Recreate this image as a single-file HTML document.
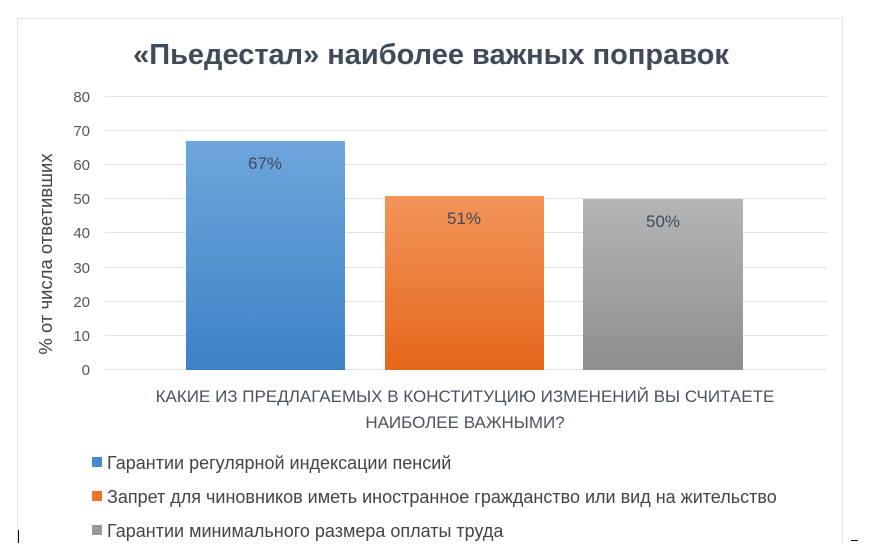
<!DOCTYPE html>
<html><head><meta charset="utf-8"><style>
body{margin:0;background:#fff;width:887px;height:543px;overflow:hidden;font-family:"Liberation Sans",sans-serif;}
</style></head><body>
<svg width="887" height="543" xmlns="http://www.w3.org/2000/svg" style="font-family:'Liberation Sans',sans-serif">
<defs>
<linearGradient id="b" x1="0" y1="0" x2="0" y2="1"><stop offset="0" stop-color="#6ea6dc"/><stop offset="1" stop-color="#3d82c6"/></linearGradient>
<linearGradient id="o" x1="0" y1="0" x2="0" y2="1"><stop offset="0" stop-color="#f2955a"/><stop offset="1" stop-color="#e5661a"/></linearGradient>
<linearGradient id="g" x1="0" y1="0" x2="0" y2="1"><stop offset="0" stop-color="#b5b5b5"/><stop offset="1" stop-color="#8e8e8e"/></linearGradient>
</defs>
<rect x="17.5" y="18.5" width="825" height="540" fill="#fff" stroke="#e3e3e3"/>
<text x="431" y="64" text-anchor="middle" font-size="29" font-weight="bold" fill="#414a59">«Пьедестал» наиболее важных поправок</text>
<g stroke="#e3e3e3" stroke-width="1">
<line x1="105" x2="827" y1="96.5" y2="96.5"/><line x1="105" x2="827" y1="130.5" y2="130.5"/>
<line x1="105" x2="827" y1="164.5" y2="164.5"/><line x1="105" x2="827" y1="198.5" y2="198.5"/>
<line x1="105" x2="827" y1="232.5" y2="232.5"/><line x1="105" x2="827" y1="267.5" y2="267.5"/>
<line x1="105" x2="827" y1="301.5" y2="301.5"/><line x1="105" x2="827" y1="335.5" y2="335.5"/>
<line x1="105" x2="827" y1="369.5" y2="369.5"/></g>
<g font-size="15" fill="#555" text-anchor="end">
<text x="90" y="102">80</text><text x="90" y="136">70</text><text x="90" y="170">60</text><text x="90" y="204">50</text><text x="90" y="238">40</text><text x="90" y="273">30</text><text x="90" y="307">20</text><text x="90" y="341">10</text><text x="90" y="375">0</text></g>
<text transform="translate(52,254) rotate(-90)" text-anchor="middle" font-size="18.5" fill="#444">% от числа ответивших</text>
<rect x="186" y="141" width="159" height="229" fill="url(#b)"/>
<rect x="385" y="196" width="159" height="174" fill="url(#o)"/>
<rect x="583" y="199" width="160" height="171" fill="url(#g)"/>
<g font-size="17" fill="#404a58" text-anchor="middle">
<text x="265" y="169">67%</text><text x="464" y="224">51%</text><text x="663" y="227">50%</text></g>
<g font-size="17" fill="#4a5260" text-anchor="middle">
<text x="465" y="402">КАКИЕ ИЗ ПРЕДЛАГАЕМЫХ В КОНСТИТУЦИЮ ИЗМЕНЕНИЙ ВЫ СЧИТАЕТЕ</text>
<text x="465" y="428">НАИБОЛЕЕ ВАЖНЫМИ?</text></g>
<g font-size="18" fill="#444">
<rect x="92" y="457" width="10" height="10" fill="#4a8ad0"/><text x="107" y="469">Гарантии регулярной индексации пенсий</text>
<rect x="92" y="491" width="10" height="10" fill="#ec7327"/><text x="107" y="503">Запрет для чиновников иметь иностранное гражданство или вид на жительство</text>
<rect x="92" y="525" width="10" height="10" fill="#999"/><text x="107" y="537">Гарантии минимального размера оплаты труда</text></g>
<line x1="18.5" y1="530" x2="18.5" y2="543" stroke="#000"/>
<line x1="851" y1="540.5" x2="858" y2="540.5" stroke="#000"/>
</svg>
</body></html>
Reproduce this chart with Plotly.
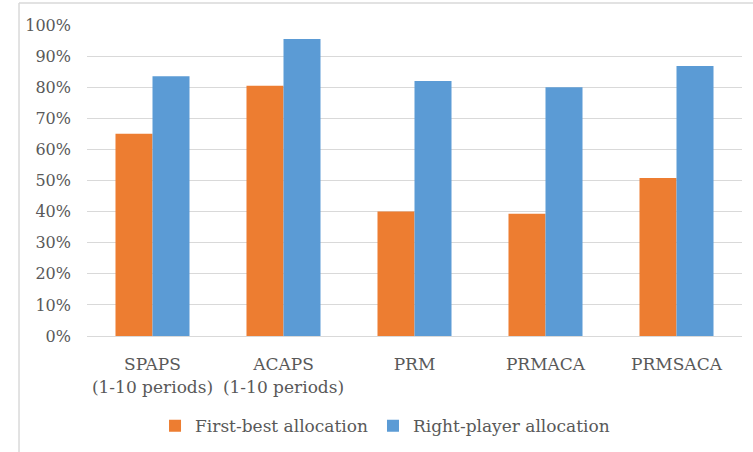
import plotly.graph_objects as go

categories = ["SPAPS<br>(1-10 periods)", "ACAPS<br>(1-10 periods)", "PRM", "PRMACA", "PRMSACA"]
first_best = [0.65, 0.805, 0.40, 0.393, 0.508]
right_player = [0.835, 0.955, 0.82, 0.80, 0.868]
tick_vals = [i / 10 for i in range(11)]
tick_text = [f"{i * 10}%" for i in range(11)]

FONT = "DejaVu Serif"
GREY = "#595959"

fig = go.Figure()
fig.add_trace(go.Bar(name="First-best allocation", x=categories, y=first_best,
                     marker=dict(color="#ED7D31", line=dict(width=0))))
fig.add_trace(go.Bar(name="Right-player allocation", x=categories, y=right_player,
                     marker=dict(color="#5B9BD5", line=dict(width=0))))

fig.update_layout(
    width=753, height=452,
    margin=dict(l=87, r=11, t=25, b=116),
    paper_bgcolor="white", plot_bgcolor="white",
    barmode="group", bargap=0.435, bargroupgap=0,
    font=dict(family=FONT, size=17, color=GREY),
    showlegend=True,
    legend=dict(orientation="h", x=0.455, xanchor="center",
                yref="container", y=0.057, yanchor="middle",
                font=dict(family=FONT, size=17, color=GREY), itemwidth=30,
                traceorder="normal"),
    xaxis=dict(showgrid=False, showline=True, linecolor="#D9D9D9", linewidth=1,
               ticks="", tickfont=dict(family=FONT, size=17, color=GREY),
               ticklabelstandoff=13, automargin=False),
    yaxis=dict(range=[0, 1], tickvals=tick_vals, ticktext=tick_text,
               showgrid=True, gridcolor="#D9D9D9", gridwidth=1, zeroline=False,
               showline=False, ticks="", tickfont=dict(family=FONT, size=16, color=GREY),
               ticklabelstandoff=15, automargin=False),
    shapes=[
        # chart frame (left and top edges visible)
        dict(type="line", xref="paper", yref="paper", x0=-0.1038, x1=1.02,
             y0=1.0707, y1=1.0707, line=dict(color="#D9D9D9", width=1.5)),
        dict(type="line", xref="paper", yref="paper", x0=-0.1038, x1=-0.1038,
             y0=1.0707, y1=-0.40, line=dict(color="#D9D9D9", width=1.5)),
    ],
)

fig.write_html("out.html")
^^^^^^^^^^^^^^^^
WORK TO DO:
Skip all pictures. Output only the lines from the one containing "Reproduce this chart with Plotly." to the one containing "import plotly.graph_objects as go", both lines included.

EXPECTED ANSWER:
Reproduce this chart with Plotly.
import plotly.graph_objects as go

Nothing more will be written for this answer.